Wireless Body Sensor Nodes (WBSNs) are miniaturized, wearable systems able to measure and wirelessly transmit biological signals of patients. A major field of application of WBSNs is the ambulatory acquisition of electrocardiograms (ECGs), which evaluates the electrical activity of the heart. In this context, these devices allow long time monitoring of subjects producing little discomfort and requiring minimal medical supervision.
A recent trend in WBSNs, driven by the progress in semiconductor technologies, has been the emergence of “smart” wireless nodes [1]. These smart WBSNs (FIG. 1) can, in addition to acquiring and transmitting data wirelessly, perform advanced digital signal processing filtering noise typically corrupting the signals and/or executing an automated diagnosis.
In the field of ambulatory electrocardiography, an important early diagnosis step is to separate normal and pathological heartbeats. The benefit of this separation is two-fold: first, it can provide helpful information for speeding up the visual inspections of lengthy recordings by medical staff; second, it can be used to activate a more detailed analysis of only those beats presenting pathological characteristics.
The second scenario can lead to two non-obvious, yet substantial, benefits.
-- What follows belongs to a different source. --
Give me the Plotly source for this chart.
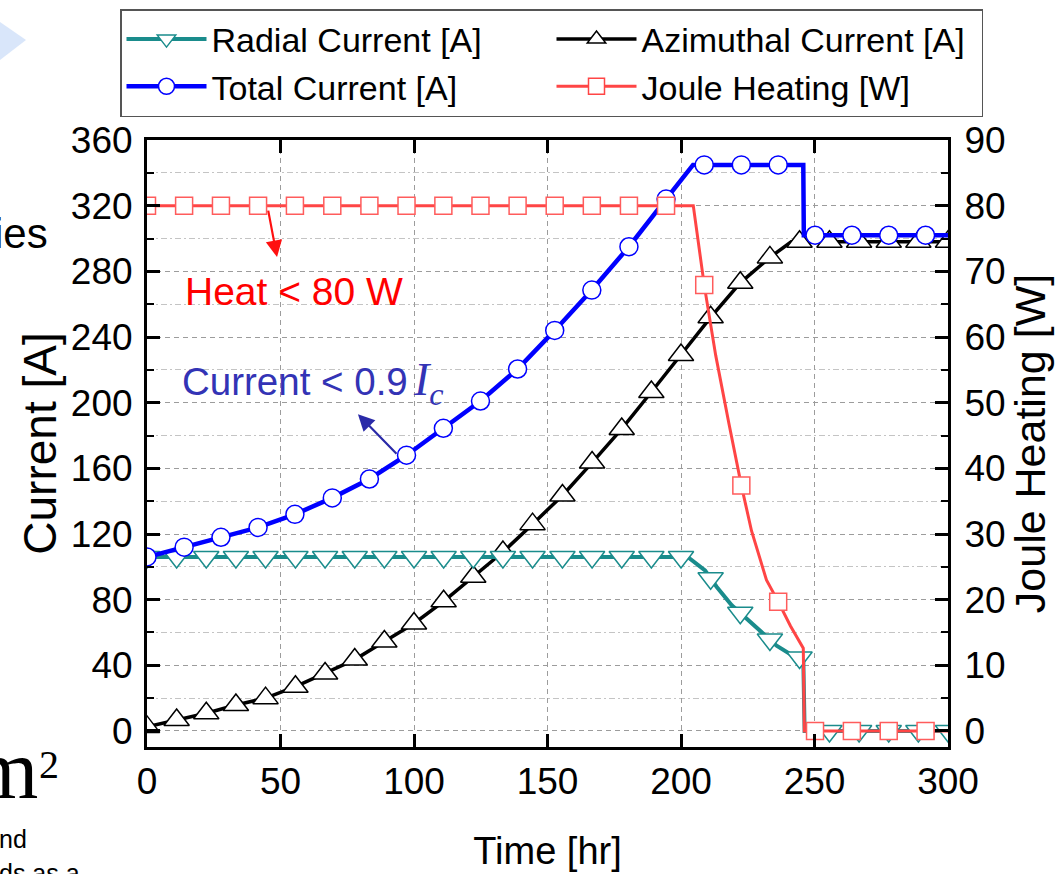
import plotly.graph_objects as go

# ---------------- data ----------------
# Radial current [A]
radial_line_t = [0, 202.5, 209, 213.4, 219, 224.6, 229.6, 235.8, 240.8, 245.8, 246.3, 300]
radial_line_A = [106, 106, 97.8, 87.7, 76.6, 68.5, 61.2, 52, 47, 44, 0, 0]
tri_marker_t = [0, 11.1, 22.2, 33.3, 44.4, 55.6, 66.7, 77.8, 88.9, 100, 111.1, 122.2, 133.3,
                144.4, 155.6, 166.7, 177.8, 188.9, 200, 211.1, 222.2, 233.3, 244.4, 255.6,
                266.7, 277.8, 288.9, 300]
radial_marker_A = [106, 106, 106, 106, 106, 106, 106, 106, 106, 106, 106, 106, 106,
                   106, 106, 106, 106, 106, 106, 93, 72, 55.7, 44.8, 0,
                   0, 0, 0, 0]

# Azimuthal current [A]
azim_line_t = [0, 11.1, 22.2, 33.3, 44.4, 55.6, 66.7, 77.8, 88.9, 100, 111.1, 122.2, 133.3,
               144.4, 155.6, 166.7, 177.8, 188.9, 200, 211.1, 222.2, 233.3, 241.3, 300]
azim_line_A = [2.5, 6.7, 10.8, 15.8, 20, 27, 35, 43.5, 54.5, 65.5, 79, 94, 109,
               126, 143.5, 163.5, 184, 206.5, 229, 252, 273, 288.5, 298, 298]
azim_marker_A = [2.5, 6.7, 10.8, 15.8, 20, 27, 35, 43.5, 54.5, 65.5, 79, 94, 109,
                 126, 143.5, 163.5, 184, 206.5, 229, 252, 273, 288.5, 298, 298,
                 298, 298, 298, 298]

# Total current [A]
circ_marker_t = [0, 13.9, 27.7, 41.6, 55.4, 69.4, 83.3, 97.2, 111, 124.9, 138.8, 152.7,
                 166.6, 180.5, 194.4, 208.7, 222.6, 236.4, 250.2, 264, 277.8, 291.6]
total_marker_A = [106, 112, 118, 124, 132, 142, 153.5, 168, 184.4, 201, 220.5, 244,
                  268.6, 295, 324, 344.8, 344.8, 344.8, 302, 302, 302, 302]
total_line_t = [0, 13.9, 27.7, 41.6, 55.4, 69.4, 83.3, 97.2, 111, 124.9, 138.8, 152.7,
                166.6, 180.5, 194.4, 204.5, 245.8, 246.0, 300]
total_line_A = [106, 112, 118, 124, 132, 142, 153.5, 168, 184.4, 201, 220.5, 244,
                268.6, 295, 324, 344.8, 344.8, 302, 302]

# Joule heating [W]
joule_line_t = [0, 204.6, 208.7, 213, 218, 222.6, 226.4, 232, 236.4, 241, 245.8, 246.2, 300]
joule_line_W = [80, 80, 67.9, 57.2, 46.7, 37.4, 30.5, 23, 19.7, 16, 12.6, 0, 0]
joule_marker_W = [80, 80, 80, 80, 80, 80, 80, 80, 80, 80, 80, 80,
                  80, 80, 80, 67.9, 37.4, 19.7, 0, 0, 0, 0]

x_ticks = [0, 50, 100, 150, 200, 250, 300]

# ---------------- styling ----------------
TEAL = '#1a8c8c'
BLUE = '#0000ff'
RED_LINE = '#ff4545'
RED_MK = '#ff5c5c'
SANS = 'Liberation Sans, Arial, sans-serif'
SERIF = 'Liberation Serif, Times New Roman, serif'

# plot area in pixels
L, R, T, B = 147, 948, 140, 747
W, H = 1058, 874


def px_x(p):
    return (p - L) / (R - L)


def px_y(p):
    return (B - p) / (B - T)


fig = go.Figure()

# legend-only entries
leg = [
    ('Radial Current [A]', TEAL, 'triangle-down', 4, 1),
    ('Azimuthal Current [A]', 'black', 'triangle-up', 3.5, 2),
    ('Total Current [A]', BLUE, 'circle', 4.5, 3),
    ('Joule Heating [W]', RED_LINE, 'square', 3, 4),
]
for name, col, sym, lw, rank in leg:
    fig.add_trace(go.Scatter(
        x=[None], y=[None], name=name, mode='lines+markers', legendrank=rank,
        line=dict(color=col, width=lw),
        marker=dict(symbol=sym, size=16, color='white', line=dict(color=col, width=1.5)),
        showlegend=True))

# Azimuthal
fig.add_trace(go.Scatter(x=azim_line_t, y=azim_line_A, mode='lines',
                         line=dict(color='black', width=3.5), showlegend=False))
fig.add_trace(go.Scatter(x=tri_marker_t, y=azim_marker_A, mode='markers', showlegend=False,
                         marker=dict(symbol='triangle-up', size=22, color='white',
                                     line=dict(color='black', width=1.5))))
# Radial
fig.add_trace(go.Scatter(x=radial_line_t, y=radial_line_A, mode='lines',
                         line=dict(color=TEAL, width=4), showlegend=False))
fig.add_trace(go.Scatter(x=tri_marker_t, y=radial_marker_A, mode='markers', showlegend=False,
                         marker=dict(symbol='triangle-down', size=22, color='white',
                                     line=dict(color=TEAL, width=1.5))))
# Total
fig.add_trace(go.Scatter(x=total_line_t, y=total_line_A, mode='lines',
                         line=dict(color=BLUE, width=4.5), showlegend=False))
fig.add_trace(go.Scatter(x=circ_marker_t, y=total_marker_A, mode='markers', showlegend=False,
                         marker=dict(symbol='circle', size=18, color='white',
                                     line=dict(color=BLUE, width=1.5))))
# Joule heating (right axis)
fig.add_trace(go.Scatter(x=joule_line_t, y=joule_line_W, mode='lines', yaxis='y2',
                         line=dict(color=RED_LINE, width=3), showlegend=False))
fig.add_trace(go.Scatter(x=circ_marker_t, y=joule_marker_W, mode='markers', yaxis='y2',
                         showlegend=False,
                         marker=dict(symbol='square', size=17, color='white',
                                     line=dict(color=RED_MK, width=1.5))))

annotations = [
    dict(x=48.7, y=288.7, ax=45.3, ay=317.9, xref='x', yref='y', axref='x', ayref='y',
         text='', showarrow=True, arrowhead=2, arrowsize=1.5, arrowwidth=2.2,
         arrowcolor='#ff1010'),
    dict(x=79, y=193, ax=94, ay=168, xref='x', yref='y', axref='x', ayref='y',
         text='', showarrow=True, arrowhead=2, arrowsize=1.5, arrowwidth=2.2,
         arrowcolor='#2a2aa8'),
    dict(x=55, y=267.7, xref='x', yref='y', text='Heat &lt; 80 W', showarrow=False,
         xanchor='center', yanchor='middle', font=dict(family=SANS, size=39, color='#ff0000')),
    dict(x=12.5, y=213, xref='x', yref='y', text='Current &lt; 0.9', showarrow=False,
         xanchor='left', yanchor='middle', font=dict(family=SANS, size=38.5, color='#3333b5')),
    dict(x=99, y=212, xref='x', yref='y', text='<i>I<sub>c</sub></i>', showarrow=False,
         xanchor='left', yanchor='middle', font=dict(family=SERIF, size=46, color='#3333b5')),
]
# fragments of surrounding page text visible at the left edge (pixel positions)
fragments = [
    dict(x=-8, y=233, text='ies', xanchor='left', font=dict(family=SANS, size=42, color='black')),
    dict(x=40, y=769, text='m', xanchor='right', font=dict(family=SERIF, size=84, color='black')),
    dict(x=37, y=764, text='2', xanchor='left', font=dict(family=SERIF, size=40, color='black')),
    dict(x=-3, y=839, text='nd', xanchor='left', font=dict(family=SANS, size=25, color='black')),
    dict(x=-3, y=873, text='ds as a', xanchor='left', font=dict(family=SANS, size=25, color='black')),
]
for f in fragments:
    annotations.append(dict(x=px_x(f['x']), y=px_y(f['y']), xref='paper', yref='paper',
                            text=f['text'], showarrow=False, xanchor=f['xanchor'],
                            yanchor='middle', font=f['font']))

shapes = [
    dict(type='path', xref='paper', yref='paper',
         path='M %f %f L %f %f L %f %f Z' % (px_x(0), px_y(22), px_x(26), px_y(40), px_x(0), px_y(60)),
         fillcolor='rgba(180,205,245,0.5)', line=dict(width=0), layer='above'),
]

axis_common = dict(ticks='inside', tickcolor='black', tickwidth=2.5, ticklen=13,
                   showline=True, linecolor='black', linewidth=3, zeroline=False,
                   automargin=False,
                   tickfont=dict(family=SANS, size=37, color='black'))

fig.update_layout(
    width=W, height=H, autosize=False,
    margin=dict(l=L, r=W - R, t=T, b=H - B, pad=0, autoexpand=False),
    paper_bgcolor='white', plot_bgcolor='white',
    font=dict(family=SANS, color='black'),
    xaxis=dict(range=[0, 300], tickvals=x_ticks, mirror='ticks',
               showgrid=True, gridcolor='#9c9c9c', gridwidth=1.2, griddash='5px,4px',
               title=dict(text='Time [hr]', font=dict(family=SANS, size=38), standoff=36),
               ticklabelstandoff=0, **axis_common),
    yaxis=dict(range=[-9.75, 360], tick0=0, dtick=40,
               showgrid=True, gridcolor='#9c9c9c', gridwidth=1.2, griddash='5px,4px',
               minor=dict(dtick=20, tick0=0, ticks='inside', ticklen=7, tickwidth=2,
                          tickcolor='black', showgrid=True, gridcolor='#c4c4c4',
                          gridwidth=1, griddash='6px,3px,2px,3px'),
               title=dict(text='Current [A]', font=dict(family=SANS, size=46), standoff=0),
               ticklabelstandoff=4, **axis_common),
    yaxis2=dict(range=[-2.4375, 90], tick0=0, dtick=10, overlaying='y', side='right',
                showgrid=False,
                minor=dict(dtick=5, tick0=0, ticks='inside', ticklen=7, tickwidth=2,
                           tickcolor='black'),
                title=dict(text='Joule Heating [W]', font=dict(family=SANS, size=43), standoff=0),
                ticklabelstandoff=6, **axis_common),
    legend=dict(orientation='h', x=px_x(120), y=px_y(9), xanchor='left', yanchor='top',
                bordercolor='#555555', borderwidth=1.5, bgcolor='white',
                font=dict(family=SANS, size=34, color='black'),
                itemwidth=80, entrywidth=335, entrywidthmode='pixels',
                tracegroupgap=0),
    annotations=annotations,
    shapes=shapes,
)

# remove the browser's default 8px body margin so the figure starts at the page corner
fig.write_html('out.html', config={'displayModeBar': False},
               post_script="document.body.style.margin='0';")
On the one hand, if a detailed diagnosis is performed off-node, it can be desirable to transmit or store only pathological beats on the WBSN, greatly reducing either the energy employed for wireless transmission or the data storage requirements, respectively. On the other hand, even if the analysis of beats is executed on the wireless node, computation effort can be reduced by activating it only when abnormal beats are detected, increasing energy efficiency.
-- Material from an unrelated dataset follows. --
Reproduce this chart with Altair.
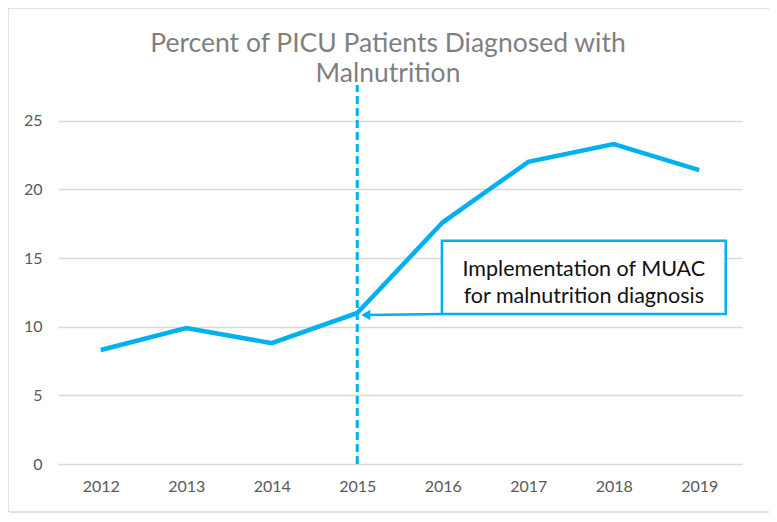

While off-line algorithms have been proposed to classify the different heartbeat morphologies [2][3], their real-time implementation poses a considerable challenge on WBSN platforms, due to their high computational requirements.
A neuro-fuzzy classifier (NFC) approach [4] is instead potentially a good candidate for this application. Its simple feed-forward structure makes it eligible to be optimized for, and executed on, the constrained resources typically present on WBSNs.
An important factor to consider is the high dimensionality of the heartbeat representation problem as, for every beat, tens of samples before and after the R peak of the QRS complex peak have to be considered to perform a reliable classification.
To effectively address this problem, in the method according to the invention enables to classify ECG beats using a method based on random projections (RPs) that can lead to reduction in input size. The approximation error introduced by random projections is theoretically bounded, nonetheless empirical evidence shows that certain projections perform better than others. Our experiments show that even a rather simple optimization, such as the one performed by a genetic algorithm in few generations, can find a proper projection to obtain optimal classification results. In one embodiment of the invention, the method includes the RP-classifier, a filtering stage and a peak detector, used to isolate beats. In one embodiment, three-lead delineation is used instead adopted as an example of detailed analysis, and is activated by the classifier only for beats identified as pathological.
Test heartbeats were retrieved from the MIT-BIH Arrhythmia database [5], considering all beats presenting three different morphologies: normal sinus rhythms, left bundle branch blocks and premature ventricular contractions. Experimental results show that the proposed methodology can identify more than 97% of abnormal beats, while using a small fraction of the available SoC memory and computing resources.
Neuro-fuzzy classifiers (NFCs) [6] have been extensively studied in the literature. Their ability to explicitly express uncertainty in classification, given by the employed fuzzy values, makes them particularly well suited to the problem of heartbeat classification, as proposed in [7].
NFCs can be effectively trained using established methods, the most common being the gradient descent algorithm described in [6] and the scale conjugate gradient introduced in [8] and [9], which is employed in this work. The approach is both computationally simpler and presenting lower memory requirements than comparable methods, like the ones based on support vector machines [2] and linear discriminants [10]. Therefore, it is more suitable for execution in embedded WBSNs.
Several state-of-the-art strategies for neuro-fuzzy classification of ECGs can be distinguished based on the methodology employed to extract the features of individual heartbeats generating the classifier input. Solutions to the features extraction problem include the ones based on Independent or Principal component analysis (ICA [11]/PCA, [3]), Discrete Wavelets Transform (DWT [12]) and Discrete Cosine Transform (DCT [4]). As opposed to the method disclosed in this invention, these methods demand a computation effort not compatible with WBSN resources.
A different approach, based on detection of morphological features, is presented in [13]; it nevertheless requires a detailed analysis of heartbeats before classification, conversely to our goal of early identification of pathological beats.